◆ **STATED PROBLEM**: Once the pictures are set aside, transcribe the remaining data exactly.
┌──
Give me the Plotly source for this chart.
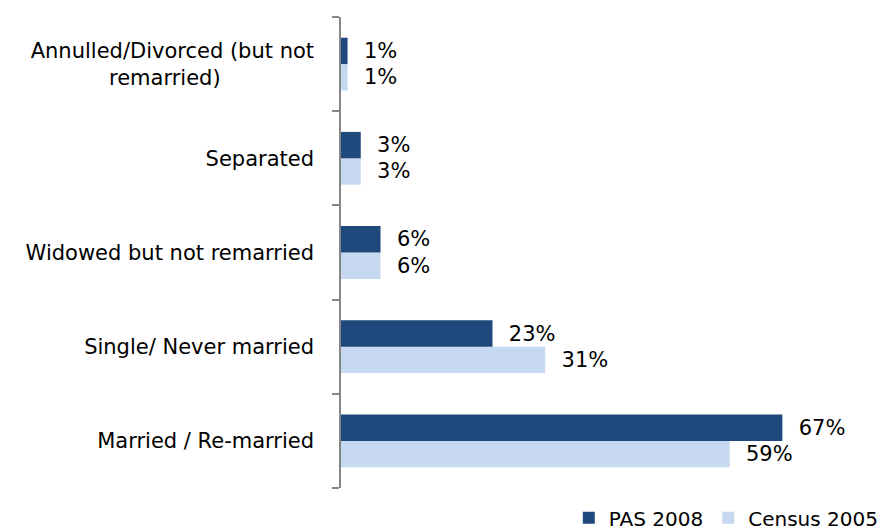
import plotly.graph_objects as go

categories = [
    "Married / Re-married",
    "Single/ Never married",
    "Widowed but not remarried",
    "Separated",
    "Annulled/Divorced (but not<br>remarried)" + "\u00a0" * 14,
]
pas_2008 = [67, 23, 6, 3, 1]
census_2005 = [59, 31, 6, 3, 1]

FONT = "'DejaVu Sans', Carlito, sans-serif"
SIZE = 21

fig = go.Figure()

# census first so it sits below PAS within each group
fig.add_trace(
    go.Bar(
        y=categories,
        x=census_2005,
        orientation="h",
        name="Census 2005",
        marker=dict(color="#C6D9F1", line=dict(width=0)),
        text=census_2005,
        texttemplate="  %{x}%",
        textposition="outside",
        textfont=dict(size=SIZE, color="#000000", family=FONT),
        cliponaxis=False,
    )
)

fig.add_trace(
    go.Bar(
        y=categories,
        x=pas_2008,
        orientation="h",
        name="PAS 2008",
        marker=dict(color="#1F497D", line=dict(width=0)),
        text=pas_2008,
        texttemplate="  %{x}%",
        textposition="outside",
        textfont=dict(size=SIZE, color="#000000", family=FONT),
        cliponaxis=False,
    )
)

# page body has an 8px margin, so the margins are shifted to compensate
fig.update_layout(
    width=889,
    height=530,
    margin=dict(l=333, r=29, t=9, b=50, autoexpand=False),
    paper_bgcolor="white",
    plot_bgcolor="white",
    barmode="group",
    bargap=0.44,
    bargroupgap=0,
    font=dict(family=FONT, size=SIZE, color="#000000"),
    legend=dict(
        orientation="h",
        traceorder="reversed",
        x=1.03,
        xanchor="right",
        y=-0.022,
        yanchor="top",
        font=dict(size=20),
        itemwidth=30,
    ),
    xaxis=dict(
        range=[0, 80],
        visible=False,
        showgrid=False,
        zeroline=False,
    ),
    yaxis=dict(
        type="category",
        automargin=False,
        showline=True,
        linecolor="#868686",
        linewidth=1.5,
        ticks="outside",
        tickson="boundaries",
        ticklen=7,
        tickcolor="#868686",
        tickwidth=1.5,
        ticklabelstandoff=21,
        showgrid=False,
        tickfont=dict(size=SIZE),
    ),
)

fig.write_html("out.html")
└──
◆ **EXERCISE RESPONSE**:
Give me the Plotly source for this chart.
import plotly.graph_objects as go

categories = [
    "Married / Re-married",
    "Single/ Never married",
    "Widowed but not remarried",
    "Separated",
    "Annulled/Divorced (but not<br>remarried)" + "\u00a0" * 14,
]
pas_2008 = [67, 23, 6, 3, 1]
census_2005 = [59, 31, 6, 3, 1]

FONT = "'DejaVu Sans', Carlito, sans-serif"
SIZE = 21

fig = go.Figure()

# census first so it sits below PAS within each group
fig.add_trace(
    go.Bar(
        y=categories,
        x=census_2005,
        orientation="h",
        name="Census 2005",
        marker=dict(color="#C6D9F1", line=dict(width=0)),
        text=census_2005,
        texttemplate="  %{x}%",
        textposition="outside",
        textfont=dict(size=SIZE, color="#000000", family=FONT),
        cliponaxis=False,
    )
)

fig.add_trace(
    go.Bar(
        y=categories,
        x=pas_2008,
        orientation="h",
        name="PAS 2008",
        marker=dict(color="#1F497D", line=dict(width=0)),
        text=pas_2008,
        texttemplate="  %{x}%",
        textposition="outside",
        textfont=dict(size=SIZE, color="#000000", family=FONT),
        cliponaxis=False,
    )
)

# page body has an 8px margin, so the margins are shifted to compensate
fig.update_layout(
    width=889,
    height=530,
    margin=dict(l=333, r=29, t=9, b=50, autoexpand=False),
    paper_bgcolor="white",
    plot_bgcolor="white",
    barmode="group",
    bargap=0.44,
    bargroupgap=0,
    font=dict(family=FONT, size=SIZE, color="#000000"),
    legend=dict(
        orientation="h",
        traceorder="reversed",
        x=1.03,
        xanchor="right",
        y=-0.022,
        yanchor="top",
        font=dict(size=20),
        itemwidth=30,
    ),
    xaxis=dict(
        range=[0, 80],
        visible=False,
        showgrid=False,
        zeroline=False,
    ),
    yaxis=dict(
        type="category",
        automargin=False,
        showline=True,
        linecolor="#868686",
        linewidth=1.5,
        ticks="outside",
        tickson="boundaries",
        ticklen=7,
        tickcolor="#868686",
        tickwidth=1.5,
        ticklabelstandoff=21,
        showgrid=False,
        tickfont=dict(size=SIZE),
    ),
)

fig.write_html("out.html")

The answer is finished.